Data lines =>
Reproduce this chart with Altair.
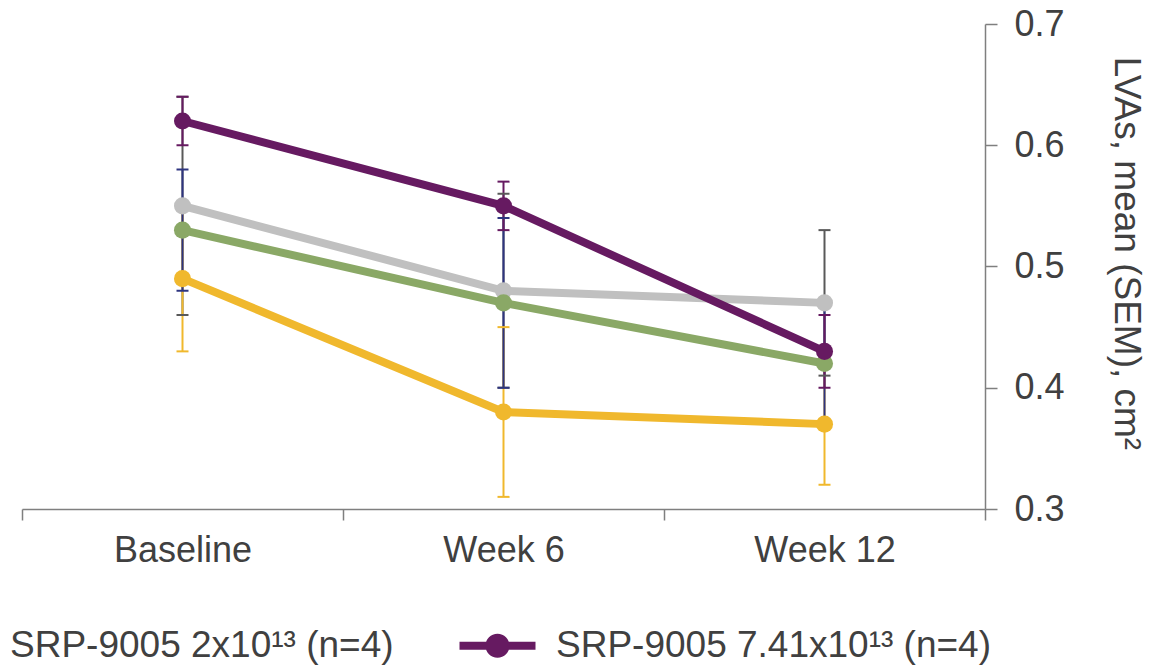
import altair as alt
import pandas as pd

# ---- data ----
timepoints = ["Baseline", "Week 6", "Week 12"]

series_names = [
    "Series A",                      # gray (legend entry outside the crop)
    "Series B",                      # green (legend entry outside the crop)
    "SRP-9005 2x10¹³ (n=4)",          # yellow
    "SRP-9005 7.41x10¹³ (n=4)",       # purple
]
line_colors = ["#c0c0c0", "#8aa866", "#f0b82d", "#661a61"]
err_colors = ["#595959", "#2e3580", "#f0b82d", "#661a61"]

gray_mean = [0.55, 0.48, 0.47]
gray_sem = [0.09, 0.08, 0.06]
green_mean = [0.53, 0.47, 0.42]
green_sem = [0.05, 0.07, 0.05]
yellow_mean = [0.49, 0.38, 0.37]
yellow_sem = [0.06, 0.07, 0.05]
purple_mean = [0.62, 0.55, 0.43]
purple_sem = [0.02, 0.02, 0.03]

y_ticks = [0.3, 0.4, 0.5, 0.6, 0.7]
legend_values = [series_names[2], series_names[3]]

means = [gray_mean, green_mean, yellow_mean, purple_mean]
sems = [gray_sem, green_sem, yellow_sem, purple_sem]

rows = []
for i, name in enumerate(series_names):
    for j, t in enumerate(timepoints):
        rows.append({
            "series": name,
            "time": t,
            "mean": means[i][j],
            "lo": round(means[i][j] - sems[i][j], 3),
            "hi": round(means[i][j] + sems[i][j], 3),
            "ecolor": err_colors[i],
            "lcolor": line_colors[i],
            "k": i,
        })
df = pd.DataFrame(rows)

# error bar drawing order: gray, yellow, green (navy), purple
err_order = {0: 0, 2: 1, 1: 2, 3: 3}
df_err = df.assign(eo=df["k"].map(err_order)).sort_values(["eo", "time"]).reset_index(drop=True)
caps = pd.concat([
    df_err.assign(cap=df_err["lo"]),
    df_err.assign(cap=df_err["hi"]),
]).sort_values("eo").reset_index(drop=True)

FONT = "Liberation Sans"
TEXT = "#404040"

x_enc = alt.X(
    "time:N",
    sort=timepoints,
    scale=alt.Scale(type="band", paddingInner=0, paddingOuter=0),
    axis=alt.Axis(
        title=None, orient="bottom", tickBand="extent", tickSize=11,
        labelFontSize=36, labelColor=TEXT, labelPadding=30, labelAngle=0,
        labelAlign="center",
        domainColor="#7f7f7f", tickColor="#7f7f7f", domainWidth=1.5, tickWidth=1.5,
        grid=False,
    ),
)
x_plain = alt.X("time:N", sort=timepoints)
y_scale = alt.Scale(domain=[0.3, 0.7], zero=False, nice=False)
y_enc = alt.Y(
    "mean:Q",
    scale=y_scale,
    axis=alt.Axis(
        title="LVAs, mean (SEM), cm²", orient="right", values=y_ticks, format=".1f",
        tickSize=12, labelPadding=17, labelFontSize=36, labelColor=TEXT,
        titleFontSize=37, titleColor=TEXT, titleFontWeight="normal", titlePadding=42,
        titleY=229,
        domainColor="#7f7f7f", tickColor="#7f7f7f", domainWidth=1.5, tickWidth=1.5,
        grid=False,
    ),
)

color_scale = alt.Scale(domain=series_names, range=line_colors)

sym_path = ("M-3.8,-0.4L3.8,-0.4L3.8,0.4L-3.8,0.4Z"
            "M-1.2,0A1.2,1.2 0 1,1 1.2,0A1.2,1.2 0 1,1 -1.2,0Z")

base = alt.Chart(df)

rules = alt.Chart(df_err).mark_rule(strokeWidth=2).encode(
    x=x_plain,
    y=alt.Y("lo:Q", scale=y_scale),
    y2="hi:Q",
    color=alt.Color("ecolor:N", scale=None),
    order=alt.Order("eo:Q"),
)
cap_ticks = alt.Chart(caps).mark_tick(size=12, thickness=2, orient="horizontal", opacity=1).encode(
    x=x_plain,
    y=alt.Y("cap:Q", scale=y_scale),
    color=alt.Color("ecolor:N", scale=None),
    order=alt.Order("eo:Q"),
)
lines = base.mark_line(strokeWidth=8).encode(
    x=x_enc,
    y=y_enc,
    color=alt.Color("lcolor:N", scale=None),
    detail="series:N",
)
points = base.mark_circle(size=290, opacity=1).encode(
    x=x_plain,
    y=alt.Y("mean:Q", scale=y_scale),
    color=alt.Color(
        "series:N", scale=color_scale,
        legend=alt.Legend(
            title=None, orient="none", legendX=-117, legendY=603,
            direction="horizontal", columns=2, values=legend_values,
            symbolType=sym_path, symbolSize=400, symbolStrokeWidth=0,
            symbolOffset=28, labelOffset=40, columnPadding=57,
            labelFontSize=37, labelColor=TEXT, labelLimit=1000, labelFont=FONT,
            symbolOpacity=1,
        ),
    ),
    order=alt.Order("k:Q"),
)

chart = alt.layer(rules, cap_ticks, lines, points).properties(
    width=963,
    height=485,
    padding={"left": 22, "top": 24, "right": 185, "bottom": 158},
    autosize=alt.AutoSizeParams(type="none"),
).configure(
    font=FONT,
).configure_view(
    stroke=None,
)

chart.save("out.html", embed_options={"renderer": "svg", "actions": False})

Problem to solve => Write out every line above exactly as it is, leaving out the pictures.

Result of this exercise =>
Reproduce this chart with Altair.
import altair as alt
import pandas as pd

# ---- data ----
timepoints = ["Baseline", "Week 6", "Week 12"]

series_names = [
    "Series A",                      # gray (legend entry outside the crop)
    "Series B",                      # green (legend entry outside the crop)
    "SRP-9005 2x10¹³ (n=4)",          # yellow
    "SRP-9005 7.41x10¹³ (n=4)",       # purple
]
line_colors = ["#c0c0c0", "#8aa866", "#f0b82d", "#661a61"]
err_colors = ["#595959", "#2e3580", "#f0b82d", "#661a61"]

gray_mean = [0.55, 0.48, 0.47]
gray_sem = [0.09, 0.08, 0.06]
green_mean = [0.53, 0.47, 0.42]
green_sem = [0.05, 0.07, 0.05]
yellow_mean = [0.49, 0.38, 0.37]
yellow_sem = [0.06, 0.07, 0.05]
purple_mean = [0.62, 0.55, 0.43]
purple_sem = [0.02, 0.02, 0.03]

y_ticks = [0.3, 0.4, 0.5, 0.6, 0.7]
legend_values = [series_names[2], series_names[3]]

means = [gray_mean, green_mean, yellow_mean, purple_mean]
sems = [gray_sem, green_sem, yellow_sem, purple_sem]

rows = []
for i, name in enumerate(series_names):
    for j, t in enumerate(timepoints):
        rows.append({
            "series": name,
            "time": t,
            "mean": means[i][j],
            "lo": round(means[i][j] - sems[i][j], 3),
            "hi": round(means[i][j] + sems[i][j], 3),
            "ecolor": err_colors[i],
            "lcolor": line_colors[i],
            "k": i,
        })
df = pd.DataFrame(rows)

# error bar drawing order: gray, yellow, green (navy), purple
err_order = {0: 0, 2: 1, 1: 2, 3: 3}
df_err = df.assign(eo=df["k"].map(err_order)).sort_values(["eo", "time"]).reset_index(drop=True)
caps = pd.concat([
    df_err.assign(cap=df_err["lo"]),
    df_err.assign(cap=df_err["hi"]),
]).sort_values("eo").reset_index(drop=True)

FONT = "Liberation Sans"
TEXT = "#404040"

x_enc = alt.X(
    "time:N",
    sort=timepoints,
    scale=alt.Scale(type="band", paddingInner=0, paddingOuter=0),
    axis=alt.Axis(
        title=None, orient="bottom", tickBand="extent", tickSize=11,
        labelFontSize=36, labelColor=TEXT, labelPadding=30, labelAngle=0,
        labelAlign="center",
        domainColor="#7f7f7f", tickColor="#7f7f7f", domainWidth=1.5, tickWidth=1.5,
        grid=False,
    ),
)
x_plain = alt.X("time:N", sort=timepoints)
y_scale = alt.Scale(domain=[0.3, 0.7], zero=False, nice=False)
y_enc = alt.Y(
    "mean:Q",
    scale=y_scale,
    axis=alt.Axis(
        title="LVAs, mean (SEM), cm²", orient="right", values=y_ticks, format=".1f",
        tickSize=12, labelPadding=17, labelFontSize=36, labelColor=TEXT,
        titleFontSize=37, titleColor=TEXT, titleFontWeight="normal", titlePadding=42,
        titleY=229,
        domainColor="#7f7f7f", tickColor="#7f7f7f", domainWidth=1.5, tickWidth=1.5,
        grid=False,
    ),
)

color_scale = alt.Scale(domain=series_names, range=line_colors)

sym_path = ("M-3.8,-0.4L3.8,-0.4L3.8,0.4L-3.8,0.4Z"
            "M-1.2,0A1.2,1.2 0 1,1 1.2,0A1.2,1.2 0 1,1 -1.2,0Z")

base = alt.Chart(df)

rules = alt.Chart(df_err).mark_rule(strokeWidth=2).encode(
    x=x_plain,
    y=alt.Y("lo:Q", scale=y_scale),
    y2="hi:Q",
    color=alt.Color("ecolor:N", scale=None),
    order=alt.Order("eo:Q"),
)
cap_ticks = alt.Chart(caps).mark_tick(size=12, thickness=2, orient="horizontal", opacity=1).encode(
    x=x_plain,
    y=alt.Y("cap:Q", scale=y_scale),
    color=alt.Color("ecolor:N", scale=None),
    order=alt.Order("eo:Q"),
)
lines = base.mark_line(strokeWidth=8).encode(
    x=x_enc,
    y=y_enc,
    color=alt.Color("lcolor:N", scale=None),
    detail="series:N",
)
points = base.mark_circle(size=290, opacity=1).encode(
    x=x_plain,
    y=alt.Y("mean:Q", scale=y_scale),
    color=alt.Color(
        "series:N", scale=color_scale,
        legend=alt.Legend(
            title=None, orient="none", legendX=-117, legendY=603,
            direction="horizontal", columns=2, values=legend_values,
            symbolType=sym_path, symbolSize=400, symbolStrokeWidth=0,
            symbolOffset=28, labelOffset=40, columnPadding=57,
            labelFontSize=37, labelColor=TEXT, labelLimit=1000, labelFont=FONT,
            symbolOpacity=1,
        ),
    ),
    order=alt.Order("k:Q"),
)

chart = alt.layer(rules, cap_ticks, lines, points).properties(
    width=963,
    height=485,
    padding={"left": 22, "top": 24, "right": 185, "bottom": 158},
    autosize=alt.AutoSizeParams(type="none"),
).configure(
    font=FONT,
).configure_view(
    stroke=None,
)

chart.save("out.html", embed_options={"renderer": "svg", "actions": False})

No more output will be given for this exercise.